[EXERCISE] Begin at the first line of the data and copy each line through the one containing "import plotly.graph_objects as go", that line included, with no pictures.

_ _ _ _

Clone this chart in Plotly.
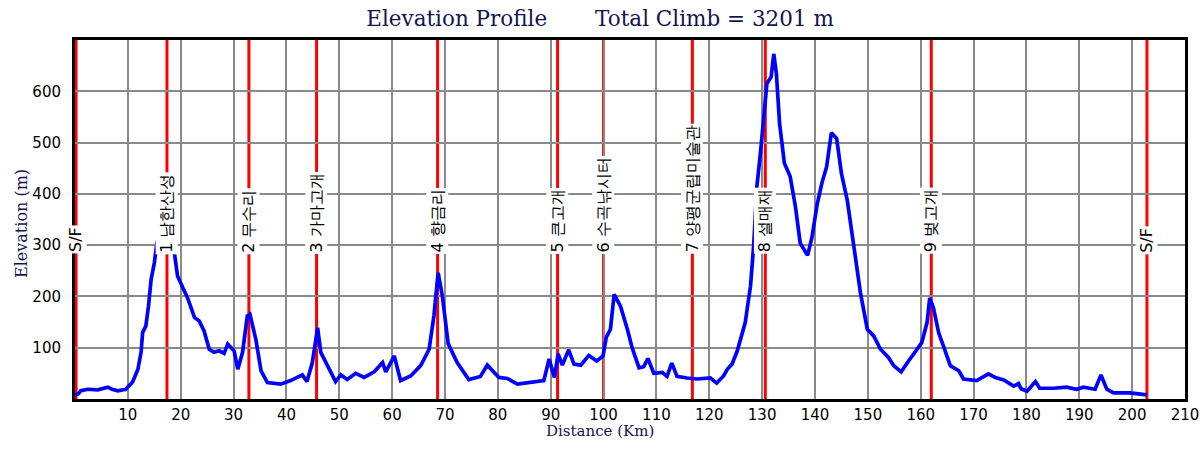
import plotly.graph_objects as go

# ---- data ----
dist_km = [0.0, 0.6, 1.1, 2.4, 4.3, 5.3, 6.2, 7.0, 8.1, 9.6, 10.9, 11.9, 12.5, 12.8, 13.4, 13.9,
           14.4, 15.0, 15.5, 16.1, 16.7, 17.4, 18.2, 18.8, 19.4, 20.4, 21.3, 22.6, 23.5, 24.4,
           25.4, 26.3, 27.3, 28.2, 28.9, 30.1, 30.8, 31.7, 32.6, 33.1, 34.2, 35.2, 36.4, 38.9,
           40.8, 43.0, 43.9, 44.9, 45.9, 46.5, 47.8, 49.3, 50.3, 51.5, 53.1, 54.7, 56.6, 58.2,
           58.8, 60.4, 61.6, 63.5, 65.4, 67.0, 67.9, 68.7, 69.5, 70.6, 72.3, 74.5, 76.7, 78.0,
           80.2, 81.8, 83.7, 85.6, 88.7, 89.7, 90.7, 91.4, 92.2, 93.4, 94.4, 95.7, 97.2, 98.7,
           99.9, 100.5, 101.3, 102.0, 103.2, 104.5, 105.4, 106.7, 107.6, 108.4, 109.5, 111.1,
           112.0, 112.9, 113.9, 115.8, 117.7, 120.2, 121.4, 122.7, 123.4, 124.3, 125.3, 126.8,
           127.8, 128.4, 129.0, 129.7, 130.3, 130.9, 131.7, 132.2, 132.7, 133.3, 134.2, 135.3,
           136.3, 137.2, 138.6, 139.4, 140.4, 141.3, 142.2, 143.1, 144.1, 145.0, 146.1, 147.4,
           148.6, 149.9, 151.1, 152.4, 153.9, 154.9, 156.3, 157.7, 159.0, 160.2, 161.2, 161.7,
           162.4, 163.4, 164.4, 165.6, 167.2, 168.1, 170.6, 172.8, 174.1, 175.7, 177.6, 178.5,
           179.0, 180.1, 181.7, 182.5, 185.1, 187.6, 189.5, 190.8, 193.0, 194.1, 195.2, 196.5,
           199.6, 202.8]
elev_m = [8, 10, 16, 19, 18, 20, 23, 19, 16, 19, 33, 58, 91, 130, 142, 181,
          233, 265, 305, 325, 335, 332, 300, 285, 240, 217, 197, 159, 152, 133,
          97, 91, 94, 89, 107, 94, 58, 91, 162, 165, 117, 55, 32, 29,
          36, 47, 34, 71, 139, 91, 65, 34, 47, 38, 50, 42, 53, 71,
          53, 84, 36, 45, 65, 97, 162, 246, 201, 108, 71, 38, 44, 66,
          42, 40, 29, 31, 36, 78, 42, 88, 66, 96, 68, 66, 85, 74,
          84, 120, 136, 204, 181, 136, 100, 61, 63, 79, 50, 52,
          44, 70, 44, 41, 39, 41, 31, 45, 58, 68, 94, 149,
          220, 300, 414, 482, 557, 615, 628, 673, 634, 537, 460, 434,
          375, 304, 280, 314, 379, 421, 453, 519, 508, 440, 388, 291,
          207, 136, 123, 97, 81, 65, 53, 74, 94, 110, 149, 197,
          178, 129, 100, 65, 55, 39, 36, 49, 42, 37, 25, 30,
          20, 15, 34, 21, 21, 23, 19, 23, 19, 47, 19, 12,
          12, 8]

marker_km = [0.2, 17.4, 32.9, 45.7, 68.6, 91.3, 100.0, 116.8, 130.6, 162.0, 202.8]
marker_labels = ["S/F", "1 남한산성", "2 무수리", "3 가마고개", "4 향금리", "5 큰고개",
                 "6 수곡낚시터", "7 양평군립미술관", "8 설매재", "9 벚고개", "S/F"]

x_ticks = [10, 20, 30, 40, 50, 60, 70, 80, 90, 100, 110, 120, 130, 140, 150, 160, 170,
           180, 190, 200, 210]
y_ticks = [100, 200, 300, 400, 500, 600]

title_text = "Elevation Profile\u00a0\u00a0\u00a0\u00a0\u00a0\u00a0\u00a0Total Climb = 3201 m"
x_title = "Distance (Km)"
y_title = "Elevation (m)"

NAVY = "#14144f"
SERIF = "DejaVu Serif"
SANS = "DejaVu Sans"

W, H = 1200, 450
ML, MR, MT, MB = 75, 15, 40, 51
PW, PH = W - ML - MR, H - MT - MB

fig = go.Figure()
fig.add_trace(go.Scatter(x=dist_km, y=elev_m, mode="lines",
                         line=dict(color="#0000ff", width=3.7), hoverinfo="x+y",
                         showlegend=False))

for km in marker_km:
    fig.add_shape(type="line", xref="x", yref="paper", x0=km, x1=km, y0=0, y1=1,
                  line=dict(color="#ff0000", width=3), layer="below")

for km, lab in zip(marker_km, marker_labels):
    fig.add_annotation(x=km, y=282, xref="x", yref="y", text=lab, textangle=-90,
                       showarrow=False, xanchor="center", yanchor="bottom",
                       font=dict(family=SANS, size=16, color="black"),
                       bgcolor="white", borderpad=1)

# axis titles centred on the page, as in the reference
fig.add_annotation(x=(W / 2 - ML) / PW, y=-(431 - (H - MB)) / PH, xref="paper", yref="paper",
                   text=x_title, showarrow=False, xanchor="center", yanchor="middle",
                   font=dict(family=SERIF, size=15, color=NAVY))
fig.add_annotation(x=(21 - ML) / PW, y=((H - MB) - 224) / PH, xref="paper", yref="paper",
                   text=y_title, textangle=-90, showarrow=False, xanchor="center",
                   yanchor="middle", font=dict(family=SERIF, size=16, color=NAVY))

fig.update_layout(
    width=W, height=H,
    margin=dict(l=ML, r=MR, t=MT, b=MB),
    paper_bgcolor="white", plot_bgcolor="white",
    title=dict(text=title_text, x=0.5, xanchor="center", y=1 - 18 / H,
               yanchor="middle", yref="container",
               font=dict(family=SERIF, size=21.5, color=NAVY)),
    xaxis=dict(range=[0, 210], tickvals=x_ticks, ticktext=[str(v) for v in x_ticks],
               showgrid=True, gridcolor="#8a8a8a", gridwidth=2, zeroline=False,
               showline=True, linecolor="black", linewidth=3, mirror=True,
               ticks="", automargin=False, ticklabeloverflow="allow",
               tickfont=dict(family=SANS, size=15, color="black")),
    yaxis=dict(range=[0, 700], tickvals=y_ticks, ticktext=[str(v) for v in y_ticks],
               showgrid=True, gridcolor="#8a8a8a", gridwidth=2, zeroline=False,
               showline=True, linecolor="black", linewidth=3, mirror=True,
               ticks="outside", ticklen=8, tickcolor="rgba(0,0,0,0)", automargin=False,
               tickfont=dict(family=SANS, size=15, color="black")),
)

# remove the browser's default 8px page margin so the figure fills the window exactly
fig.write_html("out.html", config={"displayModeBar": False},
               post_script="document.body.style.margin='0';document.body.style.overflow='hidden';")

_ _ _ _

[ANSWER BELOW]
Clone this chart in Plotly.
import plotly.graph_objects as go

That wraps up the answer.